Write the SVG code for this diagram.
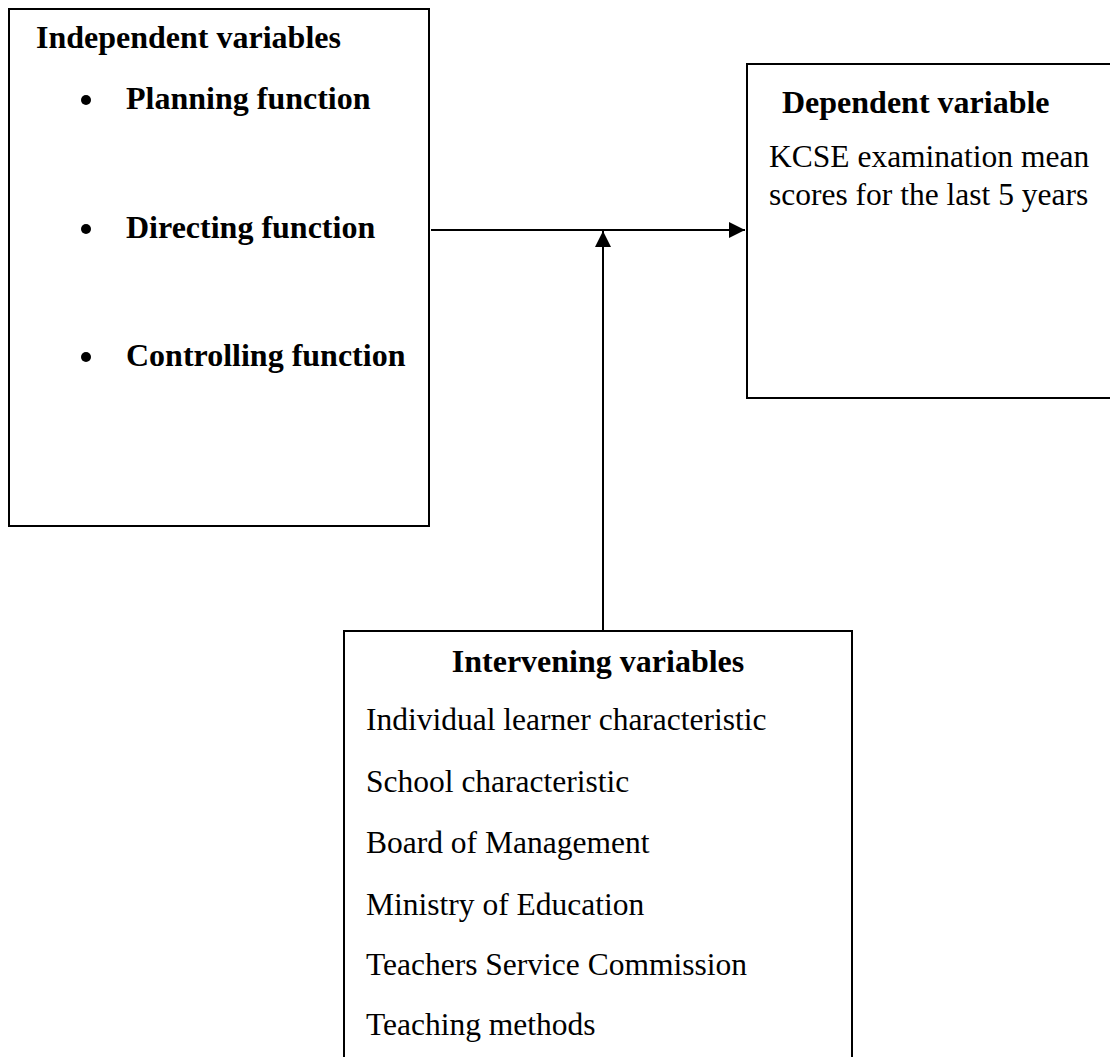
<svg xmlns="http://www.w3.org/2000/svg" width="1110" height="1057" viewBox="0 0 1110 1057">
<style>
.box{fill:#fff;stroke:#000;stroke-width:2}
.b{font-family:"Liberation Serif","Times New Roman",serif;font-weight:bold;font-size:32px;fill:#000}
.r{font-family:"Liberation Serif","Times New Roman",serif;font-size:31.5px;fill:#000}
.c{fill:none;stroke:#000;stroke-width:2}
</style>
<defs>
<marker id="ah" viewBox="0 0 10 10" refX="10" refY="5" markerWidth="16" markerHeight="16" markerUnits="userSpaceOnUse" orient="auto">
<path d="M0,0 L10,5 L0,10 Z" fill="#000"/>
</marker>
</defs>
<rect width="1110" height="1057" fill="#fff"/>
<g id="independent">
<rect class="box" x="9" y="9" width="420" height="517"/>
<text class="b" x="36" y="48">Independent variables</text>
<circle cx="86" cy="100" r="5"/>
<text class="b" x="126" y="109">Planning function</text>
<circle cx="86" cy="229" r="5"/>
<text class="b" x="126" y="238">Directing function</text>
<circle cx="86" cy="357" r="5"/>
<text class="b" x="126" y="366">Controlling function</text>
</g>
<g id="dependent">
<rect class="box" x="747" y="64" width="380" height="334"/>
<text class="b" x="782" y="113">Dependent variable</text>
<text class="r" x="769" y="167">KCSE examination mean</text>
<text class="r" x="769" y="205">scores for the last 5 years</text>
</g>
<g id="intervening">
<rect class="box" x="344" y="631" width="508" height="440"/>
<text class="b" x="598" y="672" text-anchor="middle">Intervening variables</text>
<text class="r" x="366" y="730">Individual learner characteristic</text>
<text class="r" x="366" y="792">School characteristic</text>
<text class="r" x="366" y="853">Board of Management</text>
<text class="r" x="366" y="915">Ministry of Education</text>
<text class="r" x="366" y="975">Teachers Service Commission</text>
<text class="r" x="366" y="1035">Teaching methods</text>
</g>
<g id="connectors">
<line class="c" x1="431" y1="230" x2="745" y2="230" marker-end="url(#ah)"/>
<line class="c" x1="603" y1="631" x2="603" y2="231" marker-end="url(#ah)"/>
</g>
</svg>
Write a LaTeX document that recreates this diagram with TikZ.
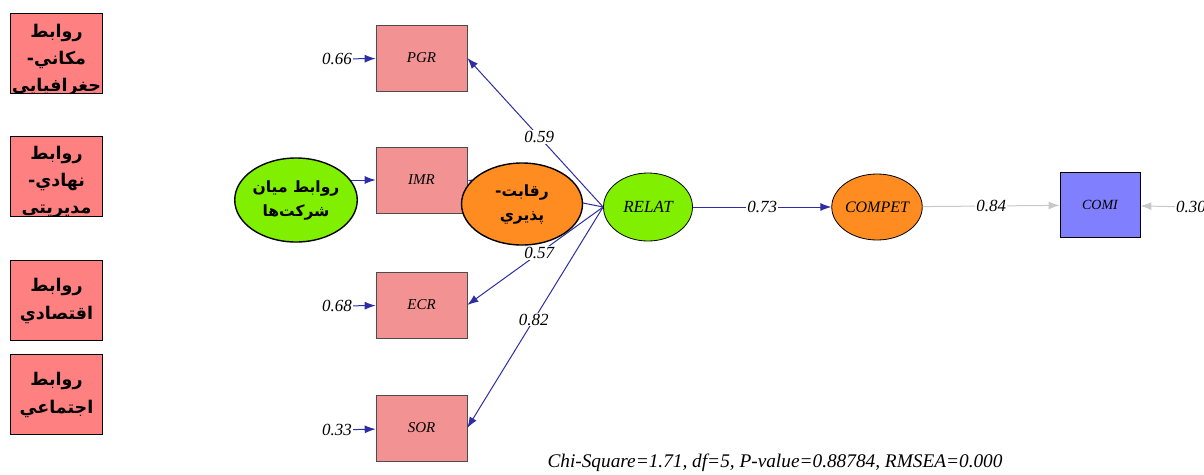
\documentclass[tikz,border=0pt]{standalone}
\usepackage{fontspec}
\setmainfont{Liberation Serif}
\newfontfamily\arabicfont[Script=Arabic]{DejaVu Sans}
\TeXXeTstate=1
\usetikzlibrary{shapes.geometric,arrows.meta}
\definecolor{relred}{RGB}{255,128,128}
\definecolor{indred}{RGB}{243,146,146}
\definecolor{latgreen}{RGB}{128,240,0}
\definecolor{latorange}{RGB}{255,140,32}
\definecolor{obsblue}{RGB}{128,128,255}
\definecolor{pathblue}{RGB}{45,45,165}
\definecolor{pathgrey}{RGB}{200,200,200}

\begin{document}
\begin{tikzpicture}[
  x=1pt, y=-1pt,
  every node/.style={font=\itshape\fontsize{15}{17}\selectfont},
  factor/.style={draw=black, line width=1.6pt, fill=relred, minimum width=92pt, minimum height=80pt, inner sep=0pt,
                 font=\arabicfont\bfseries\fontsize{17.5}{28}\selectfont, align=center},
  factortext/.style={draw=none, fill=none, inner sep=0pt, font=\arabicfont\bfseries\fontsize{17.5}{27}\selectfont, align=center},
  indicator/.style={draw=black!70, line width=0.6pt, fill=indred, minimum width=91pt, minimum height=66pt},
  latent/.style={ellipse, draw=black, line width=0.8pt, inner sep=0pt},
  bigblob/.style={ellipse, draw=black, line width=1.4pt, inner sep=0pt, font=\arabicfont\bfseries\fontsize{15.5}{24}\selectfont, align=center},
  coef/.style={fill=white, inner sep=1pt, font=\itshape\fontsize{17}{19}\selectfont},
  errlbl/.style={inner sep=1pt, font=\itshape\fontsize{17}{19}\selectfont},
  path/.style={draw=pathblue, line width=1pt, -{Latex[length=11pt,width=8pt]}},
  greypath/.style={draw=pathgrey, line width=1pt, -{Latex[length=11pt,width=8pt]}}
]
\useasboundingbox (0,0) rectangle (1204,474);

% relations (left column)
\node[factor, path picture={\node[factortext] (r1txt) at ([yshift=-6pt]path picture bounding box.center)
    {\beginR روابط\endR\\\beginR مكاني-\endR\\\beginR جغرافيايي\endR};}] (r1) at (56.5,53.5) {};
\node[factor, path picture={\node[factortext] (r2txt) at ([yshift=-5pt]path picture bounding box.center)
    {\beginR روابط\endR\\\beginR نهادي-\endR\\\beginR مديريتي\endR};}] (r2) at (56.5,176.5) {};
\node[factor] (r3) at (56.5,300.5) {\beginR روابط\endR\\\beginR اقتصادي\endR};
\node[factor] (r4) at (56.5,394.5) {\beginR روابط\endR\\\beginR اجتماعي\endR};

% observed indicators
\node[indicator] (pgr) at (421.5,58) {PGR};
\node[indicator] (imr) at (421.5,180) {IMR};
\node[indicator] (ecr) at (421.5,305) {ECR};
\node[indicator] (sor) at (421.5,428) {SOR};

\node[errlbl] (e1) at (337,59) {0.66};
\coordinate (e2) at (350,180);
\node[errlbl] (e3) at (337,306) {0.68};
\node[errlbl] (e4) at (337,430) {0.33};
\draw[path] (e1) -- (pgr);
\draw[path] (e2) -- (imr);
\draw[path] (e3) -- (ecr);
\draw[path] (e4) -- (sor);

% latent variables
\node[latent, fill=latgreen, minimum width=89pt, minimum height=68pt, font=\itshape\fontsize{17}{19}\selectfont] (relat) at (648,207) {RELAT};
\node[latent, fill=latorange, minimum width=88pt, minimum height=66pt, font=\itshape\fontsize{16}{18}\selectfont] (compet) at (877,207) {COMPET};
\node[draw=black, line width=0.8pt, fill=obsblue, minimum width=80pt, minimum height=65pt, font=\itshape\fontsize{14}{16}\selectfont] (comi) at (1100,205) {COMI};

\draw[path] (relat.west) -- node[coef, pos=0.47] {0.59} (pgr.east);
\draw[path] (relat.west) -- (imr.east);
\draw[path] (relat.west) -- node[coef, pos=0.47] {0.57} (ecr.east);
\draw[path] (relat.west) -- node[coef, pos=0.51] {0.82} (sor.east);
\draw[path] (relat) -- node[coef] {0.73} (compet);
\draw[greypath] (compet) -- node[coef] {0.84} (comi);

\node[errlbl] (e5) at (1191,207) {0.30};
\draw[greypath] (e5) -- (comi);

% overlaid blobs
\node[bigblob, fill=latgreen, minimum width=122pt, minimum height=84pt] (firms) at (296,200)
    {\beginR روابط ميان\endR\\\beginR شرکت‌ها\endR};
\node[bigblob, fill=latorange, minimum width=121pt, minimum height=82pt] (rivalry) at (522,204)
    {\beginR رقابت-\endR\\\beginR پذيري\endR};

\node[font=\itshape\fontsize{19.3}{22}\selectfont] (fit) at (775,463)
    {Chi-Square=1.71, df=5, P-value=0.88784, RMSEA=0.000};
\end{tikzpicture}
\end{document}
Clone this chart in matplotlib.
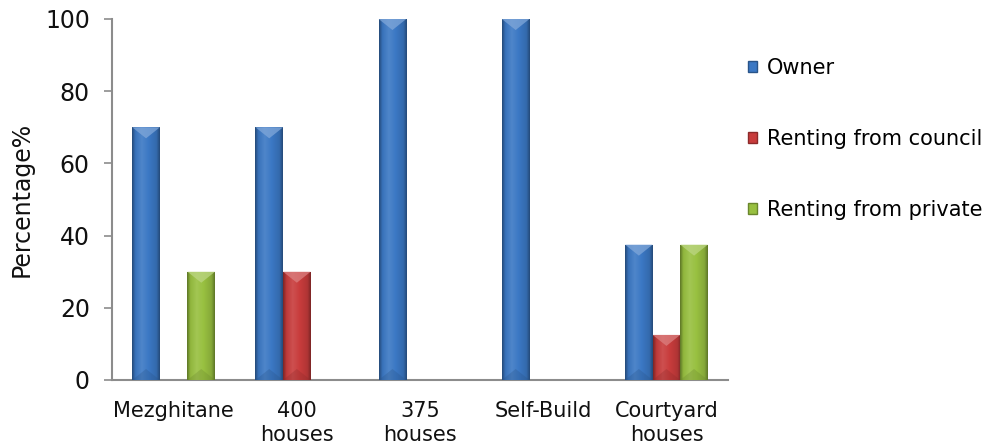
import numpy as np
import matplotlib.pyplot as plt
from matplotlib.colors import to_rgb
from matplotlib.patches import Patch, Polygon

categories = ["Mezghitane", "400\nhouses", "375\nhouses", "Self-Build", "Courtyard\nhouses"]
series = ["Owner", "Renting from council", "Renting from private"]
owner = [70, 70, 100, 100, 37.5]
council = [0, 30, 0, 0, 12.5]
private = [30, 0, 0, 0, 37.5]
colors = ["#3b78c4", "#c83c3c", "#98c040"]


def shade(c, f):
    # f > 1 lightens, f < 1 darkens
    r = np.array(to_rgb(c))
    if f >= 1:
        return r + (1 - r) * (f - 1)
    return r * f


def fancy_bar(ax, rect, color, px_per_y):
    x0, y0 = rect.get_x(), rect.get_y()
    w, h = rect.get_width(), rect.get_height()
    if h <= 0:
        return
    # horizontal gradient for the cylinder/bevel look
    stops = np.array([shade(color, 0.62), shade(color, 0.95), shade(color, 1.1),
                      shade(color, 1.0), shade(color, 0.88), shade(color, 0.62)])
    pos = np.array([0, 0.12, 0.35, 0.6, 0.88, 1.0])
    xs = np.linspace(0, 1, 64)
    grad = np.stack([np.interp(xs, pos, stops[:, k]) for k in range(3)], axis=-1)[None, :, :]
    im = ax.imshow(grad, extent=(x0, x0 + w, y0, y0 + h), aspect="auto",
                   zorder=3, interpolation="bilinear")
    im.set_clip_path(rect)
    # top bevel wedge
    bw_px = w * px_per_x
    d = min(bw_px * 0.4 / px_per_y, h / 2)
    top = y0 + h
    ax.add_patch(Polygon([(x0, top), (x0 + w, top), (x0 + w / 2, top - d)],
                         closed=True, facecolor=shade(color, 1.35), edgecolor="none",
                         alpha=0.75, zorder=4))
    # bottom bevel wedge
    ax.add_patch(Polygon([(x0, y0), (x0 + w, y0), (x0 + w / 2, y0 + d)],
                         closed=True, facecolor=shade(color, 0.7), edgecolor="none",
                         alpha=0.3, zorder=4))


fig = plt.figure(figsize=(9.88, 4.48), dpi=100)
ax = fig.add_axes([0.1134, 0.1518, 0.6235, 0.8058])

x = np.arange(len(categories))
width = 0.224
ax.set_xlim(-0.5, len(categories) - 0.5)
ax.set_ylim(0, 100)

axw_px = 0.6235 * 988
axh_px = 0.8058 * 448
px_per_x = axw_px / len(categories)
px_per_y = axh_px / 100

for i, (vals, col) in enumerate(zip([owner, council, private], colors)):
    bars = ax.bar(x + (i - 1) * width, vals, width, color=col, edgecolor="none", zorder=2)
    for b in bars:
        fancy_bar(ax, b, col, px_per_y)

ax.set_xticks(x)
ax.set_xticklabels(categories, fontsize=15, color="#111111", linespacing=1.25)
ax.tick_params(axis="x", length=0, pad=15)
ax.set_yticks(range(0, 101, 20))
ax.tick_params(axis="y", labelsize=17, length=6, width=1.2, color="#8c8c8c", pad=10,
               labelcolor="#111111")
ax.set_ylabel("Percentage%", fontsize=17, color="#111111", labelpad=8)

for s in ["top", "right"]:
    ax.spines[s].set_visible(False)
for s in ["left", "bottom"]:
    ax.spines[s].set_color("#8c8c8c")
    ax.spines[s].set_linewidth(1.5)

handles = [Patch(facecolor=c, edgecolor=shade(c, 0.7)) for c in colors]
fig.legend(handles, series, loc="center left", bbox_to_anchor=(0.757, 0.69),
           frameon=False, fontsize=15, labelspacing=2.45, handlelength=0.45,
           handleheight=0.45, handletextpad=0.45, borderaxespad=0, borderpad=0)

fig.savefig("out.png", dpi=100)
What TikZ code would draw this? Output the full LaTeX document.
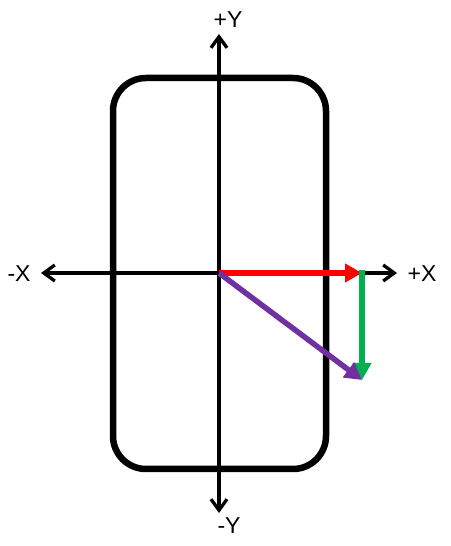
\documentclass[tikz,border=0pt]{standalone}
\usepackage{fontspec}
\setmainfont{Liberation Sans}
\usetikzlibrary{arrows.meta}
\definecolor{vred}{RGB}{255,0,0}
\definecolor{vgreen}{RGB}{0,176,80}
\definecolor{vpurple}{RGB}{112,48,160}
\begin{document}
\begin{tikzpicture}[x=1pt,y=1pt,
  axis/.style={line width=3.3pt,-{Straight Barb[length=11pt,width=16pt,line width=3.3pt]}},
  vec/.style={line width=5.5pt,-{Triangle[length=17pt,width=18pt]}},
  lbl/.style={font=\fontsize{23}{26}\selectfont,inner sep=0pt}]
\useasboundingbox (0,0) rectangle (450,546);
\draw[line width=6.5pt,rounded corners=33pt] (113,77) rectangle (326,468);
\coordinate (O) at (219,273);
\coordinate (px) at (397,273);
\coordinate (nx) at (41,273);
\coordinate (py) at (219,512);
\coordinate (ny) at (219,33);
\coordinate (R) at (362,273);
\coordinate (G) at (362,166);
\draw[axis] (O) -- (px);
\draw[axis] (O) -- (nx);
\draw[axis] (O) -- (py);
\draw[axis] (O) -- (ny);
\node[lbl] (lpx) at (422,272) {+X};
\node[lbl] (lnx) at (19,272) {-X};
\node[lbl] (lpy) at (228,526) {+Y};
\node[lbl] (lny) at (229,20) {-Y};
\draw[vec,vred] (O) -- (R);
\draw[vec,vgreen,shorten <=-2.75pt] (R) -- (G);
\draw[vec,vpurple] (O) -- (G);
\end{tikzpicture}
\end{document}
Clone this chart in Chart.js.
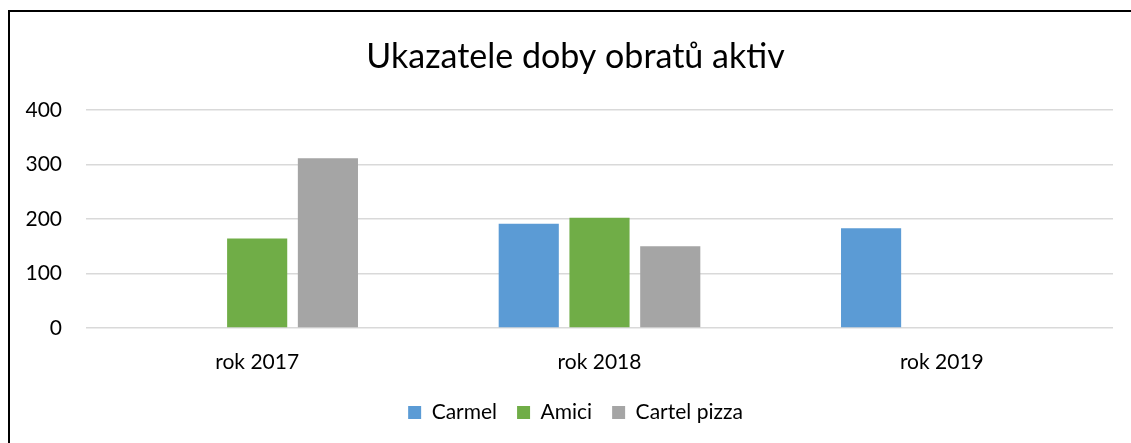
<!DOCTYPE html>
<html>
<head>
<meta charset="utf-8">
<script src="https://cdn.jsdelivr.net/npm/chart.js@4/dist/chart.umd.min.js"></script>
<style>
  html, body { margin: 0; padding: 0; background: #fff; overflow: hidden; }
  #frame { position: absolute; left: 8px; top: 10px; width: 1200px; height: 500px; border: 2px solid #000; box-sizing: border-box; }
  #wrap { position: absolute; left: 0; top: 0; width: 1131px; height: 443px; }
</style>
</head>
<body>
<div id="frame"></div>
<div id="wrap"><canvas id="c" width="1131" height="443"></canvas></div>
<script>
const titleText = "Ukazatele doby obratů aktiv";
const categories = ["rok 2017", "rok 2018", "rok 2019"];
const seriesNames = ["Carmel", "Amici", "Cartel pizza"];
const carmel = [0, 191, 183];
const amici = [164, 202, 0];
const cartelPizza = [311, 150, 0];
const yTicks = [0, 100, 200, 300, 400];

const FONT = "Lato, 'Open Sans', sans-serif";
const colors = ["#5B9BD5", "#70AD47", "#A5A5A5"];
const values = [carmel, amici, cartelPizza];

new Chart(document.getElementById('c'), {
  type: 'bar',
  data: {
    labels: categories,
    datasets: seriesNames.map((n, i) => ({
      label: n,
      data: values[i],
      backgroundColor: colors[i],
      borderWidth: 0,
      barPercentage: 0.85,
      categoryPercentage: 0.62
    }))
  },
  options: {
    responsive: false,
    animation: false,
    devicePixelRatio: 1,
    layout: { padding: { left: 24, right: 4, top: 0, bottom: 10 } },
    plugins: {
      tooltip: { enabled: false },
      title: {
        display: true,
        text: titleText,
        color: '#000',
        font: { family: FONT, size: 34, weight: 'normal' },
        padding: { top: 37, bottom: 32 }
      },
      legend: {
        position: 'bottom',
        labels: {
          color: '#000',
          font: { family: FONT, size: 21 },
          boxWidth: 13,
          boxHeight: 13,
          padding: 20
        }
      }
    },
    scales: {
      x: {
        grid: { display: false },
        border: { display: false },
        ticks: { color: '#000', font: { family: FONT, size: 21 }, padding: 14 },
        afterFit(s) { s.height = 54; }
      },
      y: {
        min: 0,
        max: 400,
        afterBuildTicks(s) { s.ticks = yTicks.map(v => ({ value: v })); },
        grid: { color: '#D9D9D9', lineWidth: 1.5, drawTicks: false },
        border: { display: false },
        ticks: { color: '#000', font: { family: FONT, size: 21 }, padding: 24 },
        afterFit(s) { s.width = 62; }
      },
      yPad: {
        position: 'right',
        display: true,
        grid: { display: false },
        border: { display: false },
        ticks: { display: false },
        afterFit(s) { s.width = 14; }
      }
    }
  }
});
</script>
</body>
</html>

|---|

- Your goal -
For the material above, give again only the lines starting at the line that contains "Write a LaTeX" and ending at the line that contains "(0,0) rectangle (1204,474);". Pictures do not belong in the copy.

- The reply -
Write a LaTeX document that recreates this diagram with TikZ.
\documentclass[tikz,border=0pt]{standalone}
\usepackage{fontspec}
\setmainfont{Liberation Serif}
\newfontfamily\arabicfont[Script=Arabic]{DejaVu Sans}
\TeXXeTstate=1
\usetikzlibrary{shapes.geometric,arrows.meta}
\definecolor{relred}{RGB}{255,128,128}
\definecolor{indred}{RGB}{243,146,146}
\definecolor{latgreen}{RGB}{128,240,0}
\definecolor{latorange}{RGB}{255,140,32}
\definecolor{obsblue}{RGB}{128,128,255}
\definecolor{pathblue}{RGB}{45,45,165}
\definecolor{pathgrey}{RGB}{200,200,200}

\begin{document}
\begin{tikzpicture}[
  x=1pt, y=-1pt,
  every node/.style={font=\itshape\fontsize{15}{17}\selectfont},
  factor/.style={draw=black, line width=1.6pt, fill=relred, minimum width=92pt, minimum height=80pt, inner sep=0pt,
                 font=\arabicfont\bfseries\fontsize{17.5}{28}\selectfont, align=center},
  factortext/.style={draw=none, fill=none, inner sep=0pt, font=\arabicfont\bfseries\fontsize{17.5}{27}\selectfont, align=center},
  indicator/.style={draw=black!70, line width=0.6pt, fill=indred, minimum width=91pt, minimum height=66pt},
  latent/.style={ellipse, draw=black, line width=0.8pt, inner sep=0pt},
  bigblob/.style={ellipse, draw=black, line width=1.4pt, inner sep=0pt, font=\arabicfont\bfseries\fontsize{15.5}{24}\selectfont, align=center},
  coef/.style={fill=white, inner sep=1pt, font=\itshape\fontsize{17}{19}\selectfont},
  errlbl/.style={inner sep=1pt, font=\itshape\fontsize{17}{19}\selectfont},
  path/.style={draw=pathblue, line width=1pt, -{Latex[length=11pt,width=8pt]}},
  greypath/.style={draw=pathgrey, line width=1pt, -{Latex[length=11pt,width=8pt]}}
]
\useasboundingbox (0,0) rectangle (1204,474);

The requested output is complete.